By Master Gardener Marianne McNiel
As I sit here eating some delicious blueberries on my high-fiber, whole-wheat cereal, I can say that there is nothing better than fresh blueberries and raspberries from one of our local farms. Now is the time to look for these beauties at farm stands and farmers’ markets throughout the Lehigh Valley.
The blueberry plants grown on most of our local farms in the Lehigh Valley are known as northern highbush blueberries (Vaccinium corymbosum). These blueberries are grown commercially in much of the Mid-Atlantic region of the United States. There are several varieties of highbush blueberries grown here in Pennsylvania. Some varieties will produce fruit well into September. In New England, a low-growing or lowbush blueberry is grown wild and commercially. If you have ever spent time in Maine during the summer months then you have probably sampled this smaller, sweet blueberry.
Raspberries are part of the Rubus genus, commonly known as brambles. Blackberries are also part of this genus, but the thornless variety of blackberry that is usually grown commercially cannot withstand our cold winters. Some local gardeners have had success with thorny or trailing blackberries but you might not see many of these growing at our local farms. On the other hand, raspberry production is common on many local farms and you will find them at your local farm stand or market. There are two types of raspberries: red and black. Yellow raspberries are a mutation of red and black while purple raspberries are a cross between red and black. However, 75% of raspberries grown in the US are red.

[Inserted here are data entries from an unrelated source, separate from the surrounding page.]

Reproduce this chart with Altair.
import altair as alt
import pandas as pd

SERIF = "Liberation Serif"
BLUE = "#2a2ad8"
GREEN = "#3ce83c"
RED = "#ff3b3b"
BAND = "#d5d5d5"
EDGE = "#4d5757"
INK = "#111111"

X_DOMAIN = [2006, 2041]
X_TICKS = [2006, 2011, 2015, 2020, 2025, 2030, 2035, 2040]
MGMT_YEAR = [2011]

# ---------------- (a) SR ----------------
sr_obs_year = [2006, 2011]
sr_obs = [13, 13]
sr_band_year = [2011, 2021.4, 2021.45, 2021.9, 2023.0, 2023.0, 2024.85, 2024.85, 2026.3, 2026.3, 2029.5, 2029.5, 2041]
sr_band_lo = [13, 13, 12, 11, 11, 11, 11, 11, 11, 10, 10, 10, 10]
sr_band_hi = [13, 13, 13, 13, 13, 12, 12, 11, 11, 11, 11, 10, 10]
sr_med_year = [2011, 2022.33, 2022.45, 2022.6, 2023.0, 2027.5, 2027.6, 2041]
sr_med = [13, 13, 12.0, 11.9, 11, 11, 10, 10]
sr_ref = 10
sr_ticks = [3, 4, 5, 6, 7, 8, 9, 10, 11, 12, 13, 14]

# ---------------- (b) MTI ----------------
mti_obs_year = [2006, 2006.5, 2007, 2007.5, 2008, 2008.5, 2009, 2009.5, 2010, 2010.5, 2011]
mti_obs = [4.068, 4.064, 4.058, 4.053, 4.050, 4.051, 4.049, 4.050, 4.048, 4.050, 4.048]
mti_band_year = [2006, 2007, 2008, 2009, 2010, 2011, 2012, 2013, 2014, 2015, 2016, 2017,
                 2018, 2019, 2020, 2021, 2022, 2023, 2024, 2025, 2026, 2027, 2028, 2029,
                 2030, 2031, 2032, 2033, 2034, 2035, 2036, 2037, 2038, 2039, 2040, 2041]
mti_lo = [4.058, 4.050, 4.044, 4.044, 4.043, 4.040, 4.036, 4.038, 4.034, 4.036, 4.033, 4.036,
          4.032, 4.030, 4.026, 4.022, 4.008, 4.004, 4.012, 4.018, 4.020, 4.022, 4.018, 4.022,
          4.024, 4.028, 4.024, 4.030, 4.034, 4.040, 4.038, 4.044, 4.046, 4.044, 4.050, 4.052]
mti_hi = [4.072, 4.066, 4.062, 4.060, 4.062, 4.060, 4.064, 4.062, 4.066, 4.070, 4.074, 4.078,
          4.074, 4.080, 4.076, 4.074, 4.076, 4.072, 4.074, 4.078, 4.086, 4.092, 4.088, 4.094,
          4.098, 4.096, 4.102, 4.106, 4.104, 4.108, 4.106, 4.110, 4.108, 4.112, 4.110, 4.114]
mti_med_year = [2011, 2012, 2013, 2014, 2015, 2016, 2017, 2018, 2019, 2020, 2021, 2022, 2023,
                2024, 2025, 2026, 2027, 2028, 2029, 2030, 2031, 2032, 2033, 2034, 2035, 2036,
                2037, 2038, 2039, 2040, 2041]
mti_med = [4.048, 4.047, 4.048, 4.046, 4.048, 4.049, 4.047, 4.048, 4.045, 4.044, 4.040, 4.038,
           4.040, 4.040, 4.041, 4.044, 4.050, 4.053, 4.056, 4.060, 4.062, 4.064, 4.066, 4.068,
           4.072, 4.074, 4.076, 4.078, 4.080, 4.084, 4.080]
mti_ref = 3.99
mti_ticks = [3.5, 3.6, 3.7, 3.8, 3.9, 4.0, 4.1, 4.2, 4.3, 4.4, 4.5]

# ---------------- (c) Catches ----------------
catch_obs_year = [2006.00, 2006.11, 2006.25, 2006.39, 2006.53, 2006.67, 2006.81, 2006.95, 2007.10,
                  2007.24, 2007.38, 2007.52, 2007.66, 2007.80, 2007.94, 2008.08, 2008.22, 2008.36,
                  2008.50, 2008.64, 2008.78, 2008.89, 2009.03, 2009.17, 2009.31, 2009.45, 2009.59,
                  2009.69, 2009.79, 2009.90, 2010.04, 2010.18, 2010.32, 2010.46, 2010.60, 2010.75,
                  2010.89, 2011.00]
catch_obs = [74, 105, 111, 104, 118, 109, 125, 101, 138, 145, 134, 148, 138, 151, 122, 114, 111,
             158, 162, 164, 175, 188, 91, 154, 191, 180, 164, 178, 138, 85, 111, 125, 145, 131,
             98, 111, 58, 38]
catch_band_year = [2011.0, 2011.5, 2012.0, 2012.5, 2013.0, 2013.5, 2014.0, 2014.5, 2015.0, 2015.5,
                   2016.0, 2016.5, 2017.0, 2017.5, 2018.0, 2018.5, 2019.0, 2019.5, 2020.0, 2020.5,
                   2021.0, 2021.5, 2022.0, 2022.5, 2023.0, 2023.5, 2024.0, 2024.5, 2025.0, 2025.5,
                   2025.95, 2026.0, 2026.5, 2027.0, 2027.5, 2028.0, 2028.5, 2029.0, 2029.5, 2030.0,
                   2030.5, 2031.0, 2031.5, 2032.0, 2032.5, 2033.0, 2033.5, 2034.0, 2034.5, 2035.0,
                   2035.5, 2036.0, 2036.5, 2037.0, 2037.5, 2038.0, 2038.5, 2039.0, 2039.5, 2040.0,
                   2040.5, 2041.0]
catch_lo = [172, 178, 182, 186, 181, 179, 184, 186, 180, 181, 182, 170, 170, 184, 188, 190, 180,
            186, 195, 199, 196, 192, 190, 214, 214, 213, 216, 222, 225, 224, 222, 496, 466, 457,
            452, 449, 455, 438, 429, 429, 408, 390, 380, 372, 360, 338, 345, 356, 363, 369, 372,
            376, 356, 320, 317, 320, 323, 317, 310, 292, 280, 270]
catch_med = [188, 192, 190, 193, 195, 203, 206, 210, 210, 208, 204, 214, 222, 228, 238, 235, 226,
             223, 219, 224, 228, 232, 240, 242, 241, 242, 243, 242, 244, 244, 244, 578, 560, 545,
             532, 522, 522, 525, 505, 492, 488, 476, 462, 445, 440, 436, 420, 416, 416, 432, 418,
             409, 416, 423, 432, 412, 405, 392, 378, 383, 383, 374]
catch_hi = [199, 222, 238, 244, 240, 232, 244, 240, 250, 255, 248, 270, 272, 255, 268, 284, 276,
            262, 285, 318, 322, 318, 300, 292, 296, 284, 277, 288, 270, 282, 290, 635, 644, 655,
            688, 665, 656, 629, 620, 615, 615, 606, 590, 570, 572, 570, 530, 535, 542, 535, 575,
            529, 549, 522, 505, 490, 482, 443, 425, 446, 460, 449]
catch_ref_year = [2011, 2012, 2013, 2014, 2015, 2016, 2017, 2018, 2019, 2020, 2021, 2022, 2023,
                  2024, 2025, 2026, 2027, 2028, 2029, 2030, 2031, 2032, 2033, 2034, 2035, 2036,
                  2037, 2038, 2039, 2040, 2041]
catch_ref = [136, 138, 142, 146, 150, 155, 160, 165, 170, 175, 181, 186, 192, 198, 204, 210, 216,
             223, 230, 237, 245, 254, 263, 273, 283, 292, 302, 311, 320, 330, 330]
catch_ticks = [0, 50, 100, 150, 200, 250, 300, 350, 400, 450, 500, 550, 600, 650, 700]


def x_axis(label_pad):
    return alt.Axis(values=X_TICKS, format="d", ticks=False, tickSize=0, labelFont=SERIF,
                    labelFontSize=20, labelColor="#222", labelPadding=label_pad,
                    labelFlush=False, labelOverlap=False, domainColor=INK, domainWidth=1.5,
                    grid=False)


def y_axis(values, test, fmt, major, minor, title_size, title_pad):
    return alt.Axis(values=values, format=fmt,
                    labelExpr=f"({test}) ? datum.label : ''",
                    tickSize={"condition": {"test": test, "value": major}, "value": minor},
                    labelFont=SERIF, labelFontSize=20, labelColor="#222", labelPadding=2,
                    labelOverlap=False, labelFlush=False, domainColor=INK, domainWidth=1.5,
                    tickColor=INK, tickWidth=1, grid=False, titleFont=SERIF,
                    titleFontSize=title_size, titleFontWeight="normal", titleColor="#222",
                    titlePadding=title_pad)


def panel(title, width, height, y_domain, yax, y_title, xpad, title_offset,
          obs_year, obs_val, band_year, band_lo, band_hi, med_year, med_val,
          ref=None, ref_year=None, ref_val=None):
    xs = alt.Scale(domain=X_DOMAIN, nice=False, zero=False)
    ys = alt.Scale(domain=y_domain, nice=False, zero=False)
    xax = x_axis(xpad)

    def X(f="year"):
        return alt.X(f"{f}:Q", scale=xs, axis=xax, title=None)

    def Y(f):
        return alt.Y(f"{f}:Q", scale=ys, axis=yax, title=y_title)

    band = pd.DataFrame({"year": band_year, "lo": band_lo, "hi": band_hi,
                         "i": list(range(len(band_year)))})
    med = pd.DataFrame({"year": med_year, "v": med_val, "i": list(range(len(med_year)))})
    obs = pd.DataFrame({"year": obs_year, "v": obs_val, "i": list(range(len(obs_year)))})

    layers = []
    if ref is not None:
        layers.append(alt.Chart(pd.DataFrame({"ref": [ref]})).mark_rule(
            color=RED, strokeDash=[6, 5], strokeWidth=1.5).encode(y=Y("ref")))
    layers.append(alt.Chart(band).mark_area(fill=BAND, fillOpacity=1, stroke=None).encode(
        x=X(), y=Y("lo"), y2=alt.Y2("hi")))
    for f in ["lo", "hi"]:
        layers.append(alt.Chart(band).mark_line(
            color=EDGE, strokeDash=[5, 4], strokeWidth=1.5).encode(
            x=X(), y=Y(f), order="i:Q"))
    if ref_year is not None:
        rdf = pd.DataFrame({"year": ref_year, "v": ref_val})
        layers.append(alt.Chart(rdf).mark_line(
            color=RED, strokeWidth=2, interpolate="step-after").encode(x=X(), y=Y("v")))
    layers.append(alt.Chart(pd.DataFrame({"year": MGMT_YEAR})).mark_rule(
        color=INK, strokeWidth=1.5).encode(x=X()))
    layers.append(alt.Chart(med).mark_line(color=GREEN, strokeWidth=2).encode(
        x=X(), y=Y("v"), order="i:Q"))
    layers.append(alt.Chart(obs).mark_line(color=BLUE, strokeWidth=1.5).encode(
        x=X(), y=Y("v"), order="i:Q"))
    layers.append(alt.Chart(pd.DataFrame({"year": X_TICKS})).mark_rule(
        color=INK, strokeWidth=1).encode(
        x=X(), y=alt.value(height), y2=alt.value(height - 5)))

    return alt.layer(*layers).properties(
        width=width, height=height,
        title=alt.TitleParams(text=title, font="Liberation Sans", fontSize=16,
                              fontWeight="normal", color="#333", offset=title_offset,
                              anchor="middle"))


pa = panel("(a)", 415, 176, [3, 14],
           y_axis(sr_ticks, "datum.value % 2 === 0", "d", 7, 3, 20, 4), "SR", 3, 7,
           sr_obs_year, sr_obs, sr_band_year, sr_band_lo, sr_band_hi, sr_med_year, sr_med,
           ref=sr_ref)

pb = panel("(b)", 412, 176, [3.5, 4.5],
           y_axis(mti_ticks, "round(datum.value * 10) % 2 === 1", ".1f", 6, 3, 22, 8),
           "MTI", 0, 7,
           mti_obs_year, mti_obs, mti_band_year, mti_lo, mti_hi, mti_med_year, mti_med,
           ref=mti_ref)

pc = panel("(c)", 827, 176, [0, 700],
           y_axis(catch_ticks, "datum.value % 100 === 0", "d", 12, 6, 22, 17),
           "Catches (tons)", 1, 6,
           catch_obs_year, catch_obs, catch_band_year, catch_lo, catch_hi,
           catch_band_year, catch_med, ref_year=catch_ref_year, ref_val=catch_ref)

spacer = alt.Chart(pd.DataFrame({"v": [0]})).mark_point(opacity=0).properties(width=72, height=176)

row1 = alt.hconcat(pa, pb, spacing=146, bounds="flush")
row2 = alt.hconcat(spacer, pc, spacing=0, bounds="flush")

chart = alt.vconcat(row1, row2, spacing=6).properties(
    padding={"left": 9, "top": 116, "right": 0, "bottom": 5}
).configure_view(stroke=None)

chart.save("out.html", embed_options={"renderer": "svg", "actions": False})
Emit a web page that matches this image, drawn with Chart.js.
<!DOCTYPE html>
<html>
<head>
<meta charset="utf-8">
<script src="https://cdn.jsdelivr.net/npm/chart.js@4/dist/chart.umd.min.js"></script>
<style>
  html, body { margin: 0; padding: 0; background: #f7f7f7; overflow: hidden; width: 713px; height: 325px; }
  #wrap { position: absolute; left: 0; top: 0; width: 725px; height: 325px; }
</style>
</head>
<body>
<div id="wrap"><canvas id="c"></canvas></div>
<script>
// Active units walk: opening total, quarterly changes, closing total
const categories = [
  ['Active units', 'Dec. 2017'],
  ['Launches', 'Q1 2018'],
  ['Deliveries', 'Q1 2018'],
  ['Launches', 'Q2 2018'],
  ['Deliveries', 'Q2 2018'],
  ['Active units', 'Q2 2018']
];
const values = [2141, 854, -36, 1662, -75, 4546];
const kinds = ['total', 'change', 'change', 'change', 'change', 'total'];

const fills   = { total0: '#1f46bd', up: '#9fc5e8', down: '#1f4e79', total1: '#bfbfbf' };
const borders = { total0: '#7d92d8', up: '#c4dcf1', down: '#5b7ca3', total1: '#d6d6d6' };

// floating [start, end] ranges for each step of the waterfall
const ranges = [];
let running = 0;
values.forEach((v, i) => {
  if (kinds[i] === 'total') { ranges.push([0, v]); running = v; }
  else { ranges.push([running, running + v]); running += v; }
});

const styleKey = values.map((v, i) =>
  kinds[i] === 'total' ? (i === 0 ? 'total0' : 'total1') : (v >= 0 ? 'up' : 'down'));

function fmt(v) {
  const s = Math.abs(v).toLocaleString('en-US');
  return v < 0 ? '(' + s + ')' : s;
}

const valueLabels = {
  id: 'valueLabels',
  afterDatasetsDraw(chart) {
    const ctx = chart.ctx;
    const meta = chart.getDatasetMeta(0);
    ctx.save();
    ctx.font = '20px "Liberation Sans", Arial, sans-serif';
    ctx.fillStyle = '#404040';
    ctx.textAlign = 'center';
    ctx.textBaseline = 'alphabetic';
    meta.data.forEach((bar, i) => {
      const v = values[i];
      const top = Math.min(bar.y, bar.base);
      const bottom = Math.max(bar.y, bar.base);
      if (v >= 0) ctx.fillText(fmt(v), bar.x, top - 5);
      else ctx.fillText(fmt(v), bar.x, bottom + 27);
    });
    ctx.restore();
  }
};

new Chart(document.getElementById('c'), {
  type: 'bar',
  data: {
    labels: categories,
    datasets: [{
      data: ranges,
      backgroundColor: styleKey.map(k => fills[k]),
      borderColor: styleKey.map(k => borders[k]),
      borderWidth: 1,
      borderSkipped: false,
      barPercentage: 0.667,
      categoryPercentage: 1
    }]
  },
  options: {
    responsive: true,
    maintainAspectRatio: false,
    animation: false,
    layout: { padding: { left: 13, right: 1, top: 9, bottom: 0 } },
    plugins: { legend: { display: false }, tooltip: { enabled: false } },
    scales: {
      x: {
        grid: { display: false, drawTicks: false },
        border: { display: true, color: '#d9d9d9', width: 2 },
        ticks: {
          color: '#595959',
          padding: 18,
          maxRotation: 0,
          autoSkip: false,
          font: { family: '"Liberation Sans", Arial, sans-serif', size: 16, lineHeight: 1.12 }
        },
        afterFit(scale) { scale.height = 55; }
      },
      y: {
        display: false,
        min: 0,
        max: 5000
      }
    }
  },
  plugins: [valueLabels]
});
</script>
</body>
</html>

For the local farmer, blueberry and raspberry production are specialized skills with high stakes. The initial investment in a planting is relatively high. Good management skills are needed to produce quality fruit, and substantial labor is required. Both plants require acidic, well-drained soils with regular applications of organic matter. Frequent mulching of plants is also recommended. Raspberry plants require trellising. Both raspberry and blueberry plants require pruning every year to increase the quality of the fruit. Raspberry plants require the most pruning since their canes (the part of the plants that produces the fruit) will die after each year’s production. When properly cared for, the plants will produce fruit for many years.
If you are searching for some local berries then you may choose to find a farm where you can pick them yourself. This is a wonderful summer activity that I have enjoyed many times with my children. I have included a link to a great website for locating local farms where you can pick berries. The site is frequently updated but you may want to call first before venturing out to the farm to ensure the crop is available. We have had a cool spring so berry-picking dates may be a little later than normal. Blueberries are usually available from late June until August. Raspberries are usually available from July until October. After picking (or purchasing), raspberries should be eaten within a few days. Blueberries can last up to 14 days in your refrigerator, but they taste better when used within a few days.
If you want to sample blueberries in a festive atmosphere, the city of Bethlehem is host to a wonderful Blueberry Festival at Burnside Plantation. This year, it runs from July 18th to 20th. Here you can sample homemade blueberry pies, strudel and blueberry swirl ice cream!
Blueberries and raspberries are delicious and in season locally. You can buy them at farm stands or markets, pick them or celebrate them at a fun festival! One additional benefit of eating blueberries and raspberries is that they are both high in nutrients and antioxidants. So your doctor may miss seeing you and your family if you eat more of these wonderful local berries. Go berries!